Problem statement -
Return the listing below unchanged, minus its pictures.

Data section -
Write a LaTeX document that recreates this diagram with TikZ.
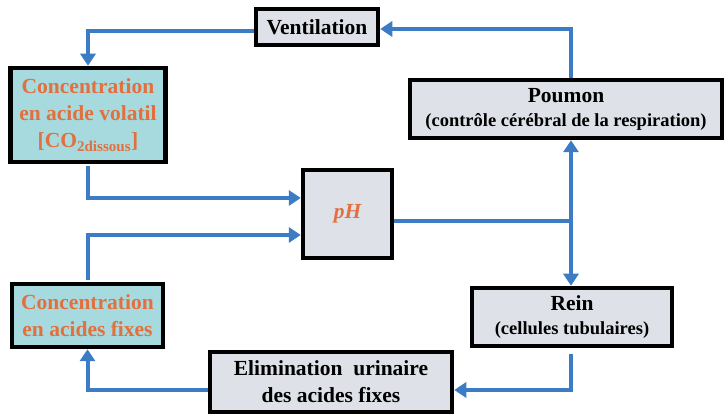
\documentclass[tikz,border=0pt]{standalone}
\usepackage{fontspec}
\setmainfont{Liberation Serif}
\usetikzlibrary{arrows.meta,positioning}
\definecolor{steel}{RGB}{59,124,196}
\definecolor{mist}{RGB}{222,226,232}
\definecolor{aqua}{RGB}{166,218,222}
\definecolor{rust}{RGB}{226,112,62}
\tikzset{
  >={Triangle[length=12pt,width=15pt]},
  box/.style={draw=black,fill=#1,line width=4.5pt,inner sep=0pt,align=center,
    font=\fontsize{21.5}{27}\selectfont\bfseries},
  box/.default=mist,
  hot/.style={box=aqua,text=rust},
  flow/.style={->,line width=4pt,draw=steel},
}
\begin{document}
\begin{tikzpicture}[x=1pt,y=-1pt]
  \useasboundingbox (0,0) rectangle (724,414);
  % boxes
  \node[box,minimum width=122,minimum height=36] (vent) at (317,27) {Ventilation};
  \node[hot,minimum width=155,minimum height=94] (cvol) at (88,115)
    {Concentration\\en acide volatil\\{[CO\textsubscript{2dissous}]}};
  \node[box,minimum width=312,minimum height=58] (pou) at (566,109)
    {Poumon\\[-3pt]{\fontsize{18.5}{20}\selectfont(contrôle cérébral de la respiration)}};
  \node[box,minimum width=89,minimum height=88,text=rust] (ph) at (347.5,214) {\itshape pH};
  \node[box,minimum width=200,minimum height=58] (rein) at (572,317)
    {Rein\\[-3pt]{\fontsize{18.5}{20}\selectfont(cellules tubulaires)}};
  \node[hot,minimum width=151,minimum height=63] (cfix) at (87.5,315.5)
    {Concentration\\en acides fixes};
  \node[box,minimum width=242,minimum height=60] (elim) at (331,382)
    {Elimination~~urinaire\\des acides fixes};
  \coordinate (jn) at (571,221);
  % connectors
  \draw[flow] ([yshift=-4pt]vent.west) -| (cvol.north);
  \draw[flow] (jn|-pou.north) |- ([yshift=-2pt]vent.east);
  \draw[flow] (ph.east|-jn) -- (jn) -- (jn|-rein.north);
  \draw[flow] (jn) -- (jn|-pou.south);
  \draw[flow,shorten <=6pt] (jn|-rein.south) |- ([yshift=-8pt]elim.east);
  \draw[flow] ([yshift=-8pt]elim.west) -| (cfix.south);
  \draw[flow,shorten <=2pt] (cvol.south) |- ([yshift=16pt]ph.west);
  \draw[flow,shorten <=2pt] (cfix.north) |- ([yshift=-21pt]ph.west);
\end{tikzpicture}
\end{document}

Solution to this exercise -
Write a LaTeX document that recreates this diagram with TikZ.
\documentclass[tikz,border=0pt]{standalone}
\usepackage{fontspec}
\setmainfont{Liberation Serif}
\usetikzlibrary{arrows.meta,positioning}
\definecolor{steel}{RGB}{59,124,196}
\definecolor{mist}{RGB}{222,226,232}
\definecolor{aqua}{RGB}{166,218,222}
\definecolor{rust}{RGB}{226,112,62}
\tikzset{
  >={Triangle[length=12pt,width=15pt]},
  box/.style={draw=black,fill=#1,line width=4.5pt,inner sep=0pt,align=center,
    font=\fontsize{21.5}{27}\selectfont\bfseries},
  box/.default=mist,
  hot/.style={box=aqua,text=rust},
  flow/.style={->,line width=4pt,draw=steel},
}
\begin{document}
\begin{tikzpicture}[x=1pt,y=-1pt]
  \useasboundingbox (0,0) rectangle (724,414);
  % boxes
  \node[box,minimum width=122,minimum height=36] (vent) at (317,27) {Ventilation};
  \node[hot,minimum width=155,minimum height=94] (cvol) at (88,115)
    {Concentration\\en acide volatil\\{[CO\textsubscript{2dissous}]}};
  \node[box,minimum width=312,minimum height=58] (pou) at (566,109)
    {Poumon\\[-3pt]{\fontsize{18.5}{20}\selectfont(contrôle cérébral de la respiration)}};
  \node[box,minimum width=89,minimum height=88,text=rust] (ph) at (347.5,214) {\itshape pH};
  \node[box,minimum width=200,minimum height=58] (rein) at (572,317)
    {Rein\\[-3pt]{\fontsize{18.5}{20}\selectfont(cellules tubulaires)}};
  \node[hot,minimum width=151,minimum height=63] (cfix) at (87.5,315.5)
    {Concentration\\en acides fixes};
  \node[box,minimum width=242,minimum height=60] (elim) at (331,382)
    {Elimination~~urinaire\\des acides fixes};
  \coordinate (jn) at (571,221);
  % connectors
  \draw[flow] ([yshift=-4pt]vent.west) -| (cvol.north);
  \draw[flow] (jn|-pou.north) |- ([yshift=-2pt]vent.east);
  \draw[flow] (ph.east|-jn) -- (jn) -- (jn|-rein.north);
  \draw[flow] (jn) -- (jn|-pou.south);
  \draw[flow,shorten <=6pt] (jn|-rein.south) |- ([yshift=-8pt]elim.east);
  \draw[flow] ([yshift=-8pt]elim.west) -| (cfix.south);
  \draw[flow,shorten <=2pt] (cvol.south) |- ([yshift=16pt]ph.west);
  \draw[flow,shorten <=2pt] (cfix.north) |- ([yshift=-21pt]ph.west);
\end{tikzpicture}
\end{document}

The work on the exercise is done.